[Task] Leave the pictures out and quote every line from the start of the listing to the line with "const fmt = (v: number)", inclusive.

-- Given data start --

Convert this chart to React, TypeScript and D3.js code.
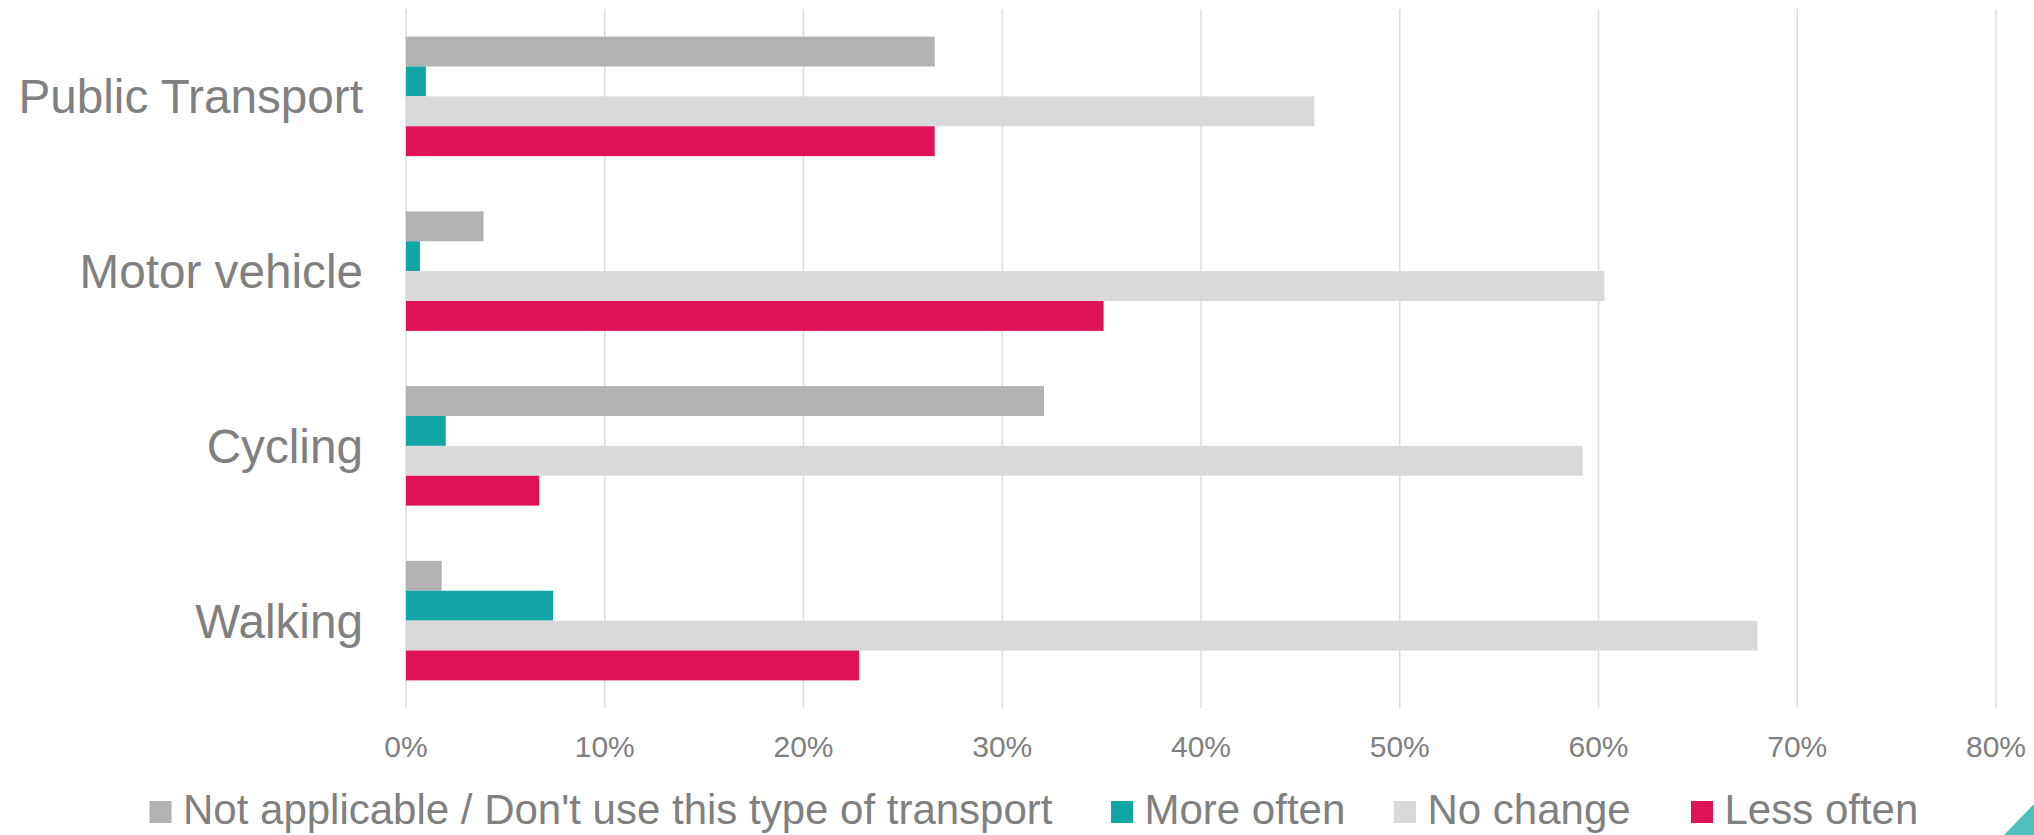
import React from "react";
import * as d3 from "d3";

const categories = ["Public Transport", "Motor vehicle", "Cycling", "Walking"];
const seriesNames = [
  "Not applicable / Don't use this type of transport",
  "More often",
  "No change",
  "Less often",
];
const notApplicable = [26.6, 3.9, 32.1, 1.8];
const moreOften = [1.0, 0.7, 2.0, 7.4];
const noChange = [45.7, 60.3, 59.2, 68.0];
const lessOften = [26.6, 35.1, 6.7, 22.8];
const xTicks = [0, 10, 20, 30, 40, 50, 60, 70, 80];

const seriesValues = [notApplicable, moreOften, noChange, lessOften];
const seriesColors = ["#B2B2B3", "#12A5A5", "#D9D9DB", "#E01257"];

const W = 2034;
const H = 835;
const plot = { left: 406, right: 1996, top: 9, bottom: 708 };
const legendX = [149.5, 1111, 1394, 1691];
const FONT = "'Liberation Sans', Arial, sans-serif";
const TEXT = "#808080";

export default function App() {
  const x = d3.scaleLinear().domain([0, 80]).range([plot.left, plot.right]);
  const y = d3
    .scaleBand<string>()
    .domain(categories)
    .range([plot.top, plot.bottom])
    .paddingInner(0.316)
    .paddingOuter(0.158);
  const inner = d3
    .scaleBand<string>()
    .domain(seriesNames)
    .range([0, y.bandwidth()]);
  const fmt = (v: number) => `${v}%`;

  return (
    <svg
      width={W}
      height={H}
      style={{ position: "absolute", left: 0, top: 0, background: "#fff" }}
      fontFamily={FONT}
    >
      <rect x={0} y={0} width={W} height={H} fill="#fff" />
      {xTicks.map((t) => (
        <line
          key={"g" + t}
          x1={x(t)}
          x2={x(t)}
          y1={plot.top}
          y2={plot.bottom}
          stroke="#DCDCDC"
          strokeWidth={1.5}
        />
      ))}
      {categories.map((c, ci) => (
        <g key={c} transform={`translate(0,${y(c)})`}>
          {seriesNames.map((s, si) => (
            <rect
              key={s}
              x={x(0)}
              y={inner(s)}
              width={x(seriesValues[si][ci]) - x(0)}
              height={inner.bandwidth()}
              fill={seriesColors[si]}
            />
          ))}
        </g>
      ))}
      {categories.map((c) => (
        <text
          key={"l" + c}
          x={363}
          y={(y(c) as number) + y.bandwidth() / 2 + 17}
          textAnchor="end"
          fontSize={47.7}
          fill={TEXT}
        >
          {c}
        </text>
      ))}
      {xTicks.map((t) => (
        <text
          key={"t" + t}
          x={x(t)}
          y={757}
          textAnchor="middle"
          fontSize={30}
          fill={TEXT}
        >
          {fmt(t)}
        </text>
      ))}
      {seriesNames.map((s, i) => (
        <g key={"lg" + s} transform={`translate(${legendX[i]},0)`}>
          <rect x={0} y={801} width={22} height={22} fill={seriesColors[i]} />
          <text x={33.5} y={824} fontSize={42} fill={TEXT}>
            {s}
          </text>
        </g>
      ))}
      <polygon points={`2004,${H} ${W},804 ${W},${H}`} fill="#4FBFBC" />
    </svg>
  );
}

-- Given data end --

[Result for this task]
Convert this chart to React, TypeScript and D3.js code.
import React from "react";
import * as d3 from "d3";

const categories = ["Public Transport", "Motor vehicle", "Cycling", "Walking"];
const seriesNames = [
  "Not applicable / Don't use this type of transport",
  "More often",
  "No change",
  "Less often",
];
const notApplicable = [26.6, 3.9, 32.1, 1.8];
const moreOften = [1.0, 0.7, 2.0, 7.4];
const noChange = [45.7, 60.3, 59.2, 68.0];
const lessOften = [26.6, 35.1, 6.7, 22.8];
const xTicks = [0, 10, 20, 30, 40, 50, 60, 70, 80];

const seriesValues = [notApplicable, moreOften, noChange, lessOften];
const seriesColors = ["#B2B2B3", "#12A5A5", "#D9D9DB", "#E01257"];

const W = 2034;
const H = 835;
const plot = { left: 406, right: 1996, top: 9, bottom: 708 };
const legendX = [149.5, 1111, 1394, 1691];
const FONT = "'Liberation Sans', Arial, sans-serif";
const TEXT = "#808080";

export default function App() {
  const x = d3.scaleLinear().domain([0, 80]).range([plot.left, plot.right]);
  const y = d3
    .scaleBand<string>()
    .domain(categories)
    .range([plot.top, plot.bottom])
    .paddingInner(0.316)
    .paddingOuter(0.158);
  const inner = d3
    .scaleBand<string>()
    .domain(seriesNames)
    .range([0, y.bandwidth()]);
  const fmt = (v: number) => `${v}%`;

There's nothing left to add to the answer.